THE REQUEST » Leaving out the pictures, retype the lines from the beginning of the listing through the line containing "plt.rcParams['font.family'] = ['Lato', 'DejaVu".

PROVIDED MATERIAL »
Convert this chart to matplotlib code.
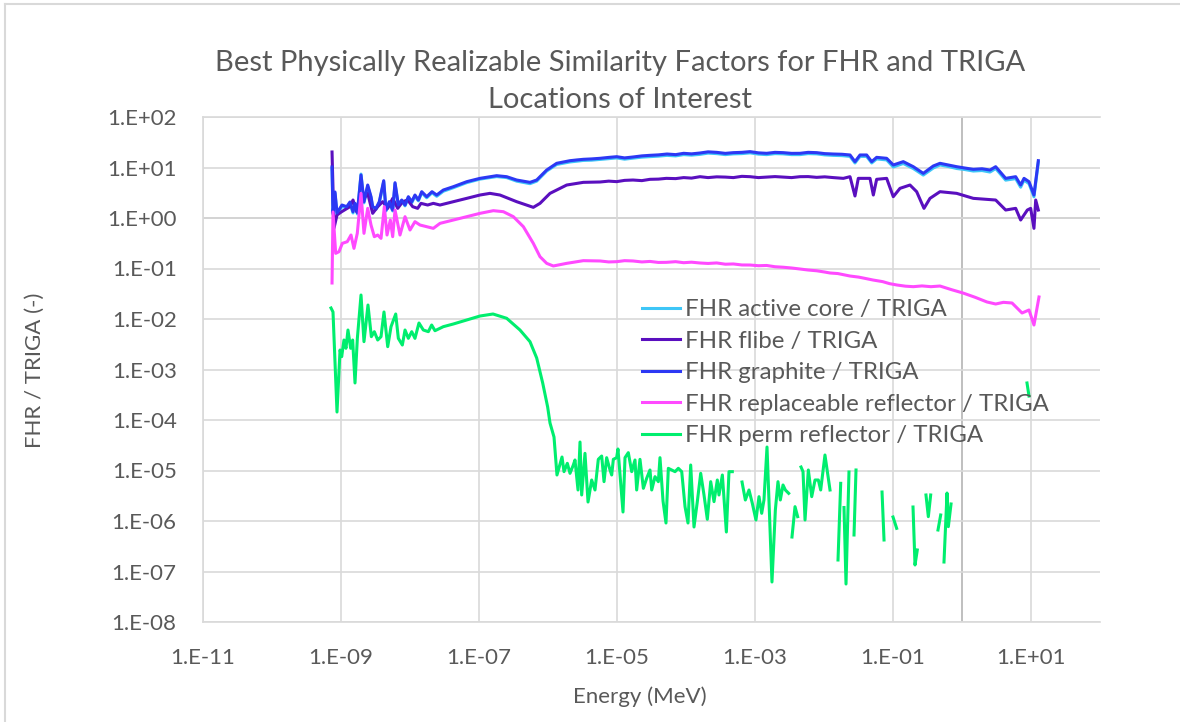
import numpy as np
import matplotlib
matplotlib.use('Agg')
import matplotlib.pyplot as plt
from matplotlib.ticker import FixedLocator, FuncFormatter, NullLocator
from matplotlib.lines import Line2D

plt.rcParams['font.family'] = ['Lato', 'DejaVu Sans']

# valores, em log10 (energia em MeV e razao FHR/TRIGA)
core_logE = [-9.130, -9.116, -9.087, -9.058, -8.986, -8.917, -8.870, -8.826, -8.797, -8.763,
             -8.710, -8.667, -8.613, -8.565, -8.541, -8.493, -8.445, -8.381, -8.348, -8.300,
             -8.251, -8.217, -8.169, -8.120, -8.072, -8.024, -7.975, -7.928, -7.879, -7.830,
             -7.758, -7.681, -7.613, -7.517, -7.372, -7.178, -6.986, -6.744, -6.599, -6.454,
             -6.261, -6.164, -6.019, -5.874, -5.681, -5.580, -5.488, -5.370, -5.246, -5.120,
             -5.005, -4.890, -4.768, -4.640, -4.522, -4.400, -4.275, -4.150, -4.034, -3.920,
             -3.797, -3.680, -3.555, -3.430, -3.314, -3.190, -3.072, -2.950, -2.831, -2.710,
             -2.590, -2.470, -2.348, -2.230, -2.106, -1.990, -1.865, -1.740, -1.623, -1.551,
             -1.478, -1.382, -1.309, -1.237, -1.092, -0.996, -0.851, -0.706, -0.561, -0.416,
             -0.319, -0.200, -0.077, 0.040, 0.164, 0.290, 0.406, 0.488, 0.633, 0.778,
             0.850, 0.899, 0.971, 1.043, 1.106]
graphite_logR = [1.010, 0.099, 0.515, 0.099, 0.257, 0.224, 0.317, 0.125, 0.291, 0.105,
                 0.851, 0.323, 0.653, 0.422, 0.224, 0.192, 0.323, 0.739, 0.158, 0.323,
                 0.158, 0.699, 0.257, 0.356, 0.257, 0.422, 0.323, 0.455, 0.356, 0.521,
                 0.422, 0.521, 0.455, 0.554, 0.620, 0.719, 0.785, 0.838, 0.818, 0.752,
                 0.706, 0.752, 0.950, 1.083, 1.135, 1.150, 1.162, 1.170, 1.182, 1.200,
                 1.214, 1.190, 1.208, 1.230, 1.241, 1.250, 1.267, 1.255, 1.281, 1.270,
                 1.287, 1.310, 1.300, 1.280, 1.294, 1.300, 1.314, 1.290, 1.281, 1.300,
                 1.294, 1.280, 1.281, 1.300, 1.294, 1.275, 1.267, 1.262, 1.248, 1.116,
                 1.248, 1.248, 1.116, 1.201, 1.182, 1.050, 1.116, 1.016, 0.884, 1.030,
                 1.083, 1.050, 1.016, 0.990, 0.964, 0.975, 0.950, 1.016, 0.785, 0.818,
                 0.653, 0.785, 0.719, 0.455, 1.135]
active_logR = [0.98, 0.07, 0.49, 0.07, 0.23, 0.20, 0.29, 0.10, 0.27, 0.08,
               0.87, 0.30, 0.63, 0.40, 0.20, 0.17, 0.30, 0.72, 0.14, 0.30,
               0.14, 0.68, 0.24, 0.34, 0.24, 0.40, 0.30, 0.43, 0.34, 0.50,
               0.40, 0.50, 0.43, 0.53, 0.60, 0.70, 0.77, 0.82, 0.80, 0.73,
               0.68, 0.73, 0.93, 1.06, 1.11, 1.125, 1.14, 1.145, 1.16, 1.175,
               1.19, 1.165, 1.185, 1.205, 1.215, 1.225, 1.24, 1.23, 1.255, 1.245,
               1.26, 1.285, 1.275, 1.255, 1.27, 1.275, 1.29, 1.265, 1.255, 1.275,
               1.27, 1.255, 1.255, 1.275, 1.27, 1.25, 1.24, 1.235, 1.22, 1.09,
               1.22, 1.22, 1.09, 1.17, 1.15, 1.01, 1.08, 0.98, 0.85, 0.99,
               1.05, 1.02, 0.98, 0.96, 0.93, 0.94, 0.91, 0.98, 0.75, 0.78,
               0.61, 0.75, 0.68, 0.42, 1.10]

flibe_logE = [-9.130, -9.101, -9.058, -8.990, -8.870, -8.826, -8.773, -8.700, -8.613, -8.541,
              -8.468, -8.396, -8.323, -8.251, -8.178, -8.106, -8.034, -7.961, -7.889, -7.841,
              -7.744, -7.662, -7.565, -7.372, -7.178, -6.986, -6.841, -6.696, -6.454, -6.213,
              -6.116, -5.971, -5.729, -5.488, -5.246, -5.120, -5.005, -4.890, -4.768, -4.640,
              -4.522, -4.400, -4.285, -4.150, -4.034, -3.920, -3.797, -3.680, -3.555, -3.430,
              -3.314, -3.190, -3.072, -2.950, -2.831, -2.710, -2.590, -2.470, -2.348, -2.230,
              -2.106, -1.990, -1.865, -1.720, -1.623, -1.551, -1.503, -1.333, -1.285, -1.237,
              -1.092, -0.996, -0.899, -0.754, -0.657, -0.551, -0.464, -0.319, -0.077, 0.164,
              0.488, 0.633, 0.778, 0.850, 0.947, 0.995, 1.043, 1.068, 1.106]
flibe_logR = [1.307, -0.198, 0.059, 0.125, 0.224, 0.356, 0.125, 0.323, 0.488, 0.092,
              0.224, 0.323, 0.191, 0.389, 0.191, 0.323, 0.356, 0.224, 0.191, 0.290,
              0.257, 0.290, 0.257, 0.323, 0.389, 0.455, 0.488, 0.455, 0.323, 0.211,
              0.290, 0.488, 0.653, 0.706, 0.713, 0.730, 0.720, 0.745, 0.752, 0.740,
              0.766, 0.770, 0.785, 0.780, 0.800, 0.790, 0.818, 0.800, 0.815, 0.810,
              0.800, 0.825, 0.818, 0.800, 0.810, 0.820, 0.810, 0.800, 0.818, 0.820,
              0.805, 0.815, 0.800, 0.785, 0.818, 0.436, 0.785, 0.785, 0.455, 0.766,
              0.785, 0.422, 0.587, 0.653, 0.521, 0.191, 0.389, 0.521, 0.488, 0.389,
              0.356, 0.158, 0.191, -0.040, 0.158, 0.191, -0.205, 0.356, 0.158]

repl_logE = [-9.130, -9.116, -9.077, -9.029, -8.981, -8.909, -8.855, -8.812, -8.764, -8.710,
             -8.667, -8.613, -8.565, -8.517, -8.468, -8.420, -8.372, -8.333, -8.285, -8.251,
             -8.217, -8.145, -8.072, -8.000, -7.928, -7.855, -7.758, -7.662, -7.565, -7.372,
             -7.178, -6.986, -6.792, -6.647, -6.502, -6.357, -6.213, -6.116, -6.019, -5.923,
             -5.729, -5.488, -5.246, -5.120, -5.005, -4.890, -4.768, -4.640, -4.522, -4.400,
             -4.285, -4.150, -4.034, -3.920, -3.797, -3.680, -3.555, -3.430, -3.314, -3.190,
             -3.072, -2.950, -2.831, -2.710, -2.590, -2.470, -2.348, -2.230, -2.106, -1.990,
             -1.913, -1.800, -1.623, -1.500, -1.390, -1.290, -1.150, -1.050, -0.942, -0.820,
             -0.706, -0.580, -0.450, -0.319, -0.150, 0.014, 0.190, 0.362, 0.488, 0.600,
             0.725, 0.870, 0.971, 1.043, 1.116]
repl_logR = [-1.287, 0.119, -0.700, -0.667, -0.502, -0.469, -0.337, -0.601, -0.304, 0.488,
             -0.304, 0.191, -0.139, -0.370, -0.337, -0.403, 0.224, -0.337, -0.040, -0.370,
             0.158, -0.337, 0.026, -0.238, -0.073, -0.139, -0.172, -0.205, -0.106, -0.040,
             0.026, 0.092, 0.145, 0.125, 0.026, -0.172, -0.502, -0.766, -0.898, -0.950,
             -0.898, -0.845, -0.851, -0.870, -0.865, -0.845, -0.851, -0.870, -0.860, -0.880,
             -0.878, -0.865, -0.885, -0.875, -0.891, -0.900, -0.890, -0.915, -0.910, -0.930,
             -0.931, -0.945, -0.940, -0.965, -0.975, -0.990, -1.010, -1.030, -1.045, -1.070,
             -1.089, -1.100, -1.149, -1.170, -1.200, -1.228, -1.260, -1.300, -1.327, -1.350,
             -1.360, -1.345, -1.360, -1.347, -1.420, -1.485, -1.570, -1.663, -1.703, -1.670,
             -1.683, -1.881, -1.822, -2.119, -1.564]

# None = ponto sem valor (linha interrompida)
perm_logE = [-9.145, -9.116, -9.058, -9.014, -8.990, -8.957, -8.928, -8.899, -8.860, -8.831,
             -8.797, -8.763, -8.710, -8.667, -8.609, -8.560, -8.517, -8.468, -8.420, -8.377,
             -8.323, -8.275, -8.207, -8.169, -8.111, -8.072, -8.024, -7.975, -7.928, -7.870,
             -7.807, -7.734, -7.686, -7.638, -7.517, -7.372, -7.178, -6.986, -6.797, -6.599,
             -6.406, -6.261, -6.164, -6.077, -6.005, -5.971, -5.913, -5.870, -5.797, -5.768,
             -5.720, -5.681, -5.633, -5.609, -5.565, -5.536, -5.512, -5.464, -5.420, -5.367,
             -5.319, -5.271, -5.222, -5.188, -5.150, -5.101, -5.077, -5.053, -5.005, -4.986,
             -4.913, -4.884, -4.836, -4.787, -4.739, -4.715, -4.667, -4.618, -4.570, -4.522,
             -4.497, -4.449, -4.401, -4.377, -4.333, -4.290, -4.256, -4.208, -4.159, -4.111,
             -4.062, -4.014, -3.971, -3.932, -3.884, -3.836, -3.787, -3.739, -3.691, -3.642,
             -3.594, -3.546, -3.522, -3.473, -3.415, -3.377, -3.329, None, -3.188, -3.140,
             -3.087, -3.039, -2.986, -2.942, -2.903, -2.870, -2.826, -2.754, -2.705, -2.667,
             -2.633, -2.594, -2.560, -2.512, None, -2.464, -2.420, -2.382, None, -2.333,
             -2.304, -2.275, -2.227, -2.178, -2.130, -2.082, -2.048, -1.986, -1.913, None,
             -1.797, -1.758, None, -1.710, -1.681, -1.638, None, -1.565, -1.536, None,
             -1.159, -1.130, None, -1.000, -0.947, None, -0.710, -0.681, -0.648, None,
             -0.522, -0.488, -0.454, None, -0.348, -0.309, None, -0.261, -0.217, -0.198,
             -0.159, None, 0.942, 0.971]
perm_logR = [-1.782, -1.861, -3.842, -2.614, -2.746, -2.416, -2.580, -2.218, -2.580, -2.416,
             -3.267, -2.382, -1.525, -2.449, -1.723, -2.350, -2.251, -2.416, -2.350, -1.861,
             -2.548, -2.152, -1.901, -2.383, -2.515, -2.218, -2.383, -2.251, -2.383, -2.079,
             -2.218, -2.251, -2.119, -2.232, -2.152, -2.099, -2.020, -1.941, -1.901, -1.986,
             -2.218, -2.449, -2.772, -3.267, -3.743, -4.059, -4.337, -5.089, -4.733, -5.023,
             -4.858, -5.056, -4.891, -4.792, -5.386, -4.436, -5.485, -4.660, -5.624, -5.188,
             -5.386, -4.779, -4.713, -5.221, -4.746, -4.990, -5.089, -4.779, -4.746, -4.574,
             -5.822, -4.746, -4.647, -5.023, -4.792, -5.386, -4.779, -5.353, -5.155, -4.990,
             -5.386, -5.122, -5.221, -4.746, -5.604, -6.040, -4.957, -4.990, -5.023, -4.957,
             -5.023, -5.716, -6.040, -4.891, -6.119, -5.617, -5.056, -5.485, -5.967, -5.221,
             -5.617, -5.188, -5.485, -5.089, -6.218, -5.023, -5.023, None, -5.228, -5.584,
             -5.386, -5.650, -5.980, -5.518, -5.848, -5.584, -4.535, -7.208, -5.782, -5.221,
             -5.584, -5.287, -5.386, -5.452, None, -6.317, -5.716, -5.914, None, -4.931,
             -5.023, -5.980, -4.990, -5.518, -5.188, -5.188, -5.386, -4.693, -5.386, None,
             -6.772, -5.254, None, -5.733, -7.248, -5.030, None, -6.277, -4.990, None,
             -5.426, -6.376, None, -5.921, -6.145, None, -5.723, -6.871, -6.574, None,
             -5.485, -5.914, -5.485, None, -6.178, -5.881, None, -6.812, -5.446, -6.112,
             -5.663, None, -3.267, -3.525]

labels = ['FHR active core / TRIGA', 'FHR flibe / TRIGA', 'FHR graphite / TRIGA',
          'FHR replaceable reflector / TRIGA', 'FHR perm reflector / TRIGA']
cores = ['#3EC6F7', '#5A0FBF', '#2C38F4', '#FF4AFF', '#00EE6E']

series = [(core_logE, active_logR), (flibe_logE, flibe_logR), (core_logE, graphite_logR),
          (repl_logE, repl_logR), (perm_logE, perm_logR)]

cinza = '#595959'
fig = plt.figure(figsize=(11.8, 7.22), dpi=100)
ax = fig.add_axes([203/1180, 1-622/722, 897/1180, 505/722])

for (le, lr), lab, c in zip(series, labels, cores):
    x = 10 ** np.array(le, dtype=float)
    y = 10 ** np.array(lr, dtype=float)
    ax.plot(x, y, color=c, lw=2.2, label=lab, solid_joinstyle='round')

ax.set_xscale('log')
ax.set_yscale('log')
ax.set_xlim(1e-11, 1e2)
ax.set_ylim(1e-8, 1e2)

xt = [10.0 ** k for k in range(-11, 2, 2)]
yt = [10.0 ** k for k in range(-8, 3)]
ax.xaxis.set_major_locator(FixedLocator(xt))
ax.yaxis.set_major_locator(FixedLocator(yt))
ax.xaxis.set_minor_locator(NullLocator())
ax.yaxis.set_minor_locator(NullLocator())
fmt = FuncFormatter(lambda v, p: '1.E%+03d' % int(round(np.log10(v))))
ax.xaxis.set_major_formatter(fmt)
ax.yaxis.set_major_formatter(fmt)
ax.tick_params(length=0, pad=19, labelsize=16, labelcolor=cinza)

ax.grid(True, color='#D9D9D9', lw=1.2)
ax.set_axisbelow(True)
# linhas dos eixos cruzando em 1
ax.axvline(1, color='#BFBFBF', lw=1.4, zorder=0.5)
ax.axhline(1, color='#BFBFBF', lw=1.4, zorder=0.5)
for s in ['left', 'top', 'bottom']:
    ax.spines[s].set_color('#D9D9D9')
    ax.spines[s].set_linewidth(1.2)
ax.spines['right'].set_visible(False)

fig.text(620/1180, 1-63/722, 'Best Physically Realizable Similarity Factors for FHR and TRIGA',
         ha='center', va='center', fontsize=21, color=cinza)
fig.text(620/1180, 1-100/722, 'Locations of Interest',
         ha='center', va='center', fontsize=21, color=cinza)
fig.text(35/1180, 1-370/722, 'FHR / TRIGA (-)', rotation=90, ha='center', va='center',
         fontsize=16, color=cinza)
fig.text(640/1180, 1-697/722, 'Energy (MeV)', ha='center', va='center',
         fontsize=16, color=cinza)

leg = ax.legend(loc='upper left', bbox_to_anchor=(642/1180, 1-299/722),
                bbox_transform=fig.transFigure, frameon=False, fontsize=17.3,
                handlelength=1.6, handletextpad=0.17, labelspacing=0.44,
                borderpad=0, borderaxespad=0)
for t in leg.get_texts():
    t.set_color(cinza)

# moldura da area do grafico (cortada a direita e embaixo)
fig.add_artist(Line2D([5/1180, 5/1180], [0, 1-4/722], transform=fig.transFigure,
                      color='#D9D9D9', lw=1.5))
fig.add_artist(Line2D([5/1180, 1], [1-4/722, 1-4/722], transform=fig.transFigure,
                      color='#D9D9D9', lw=1.5))

fig.savefig('out.png', dpi=100)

ANSWER TO THIS PROBLEM »
Convert this chart to matplotlib code.
import numpy as np
import matplotlib
matplotlib.use('Agg')
import matplotlib.pyplot as plt
from matplotlib.ticker import FixedLocator, FuncFormatter, NullLocator
from matplotlib.lines import Line2D

plt.rcParams['font.family'] = ['Lato', 'DejaVu Sans']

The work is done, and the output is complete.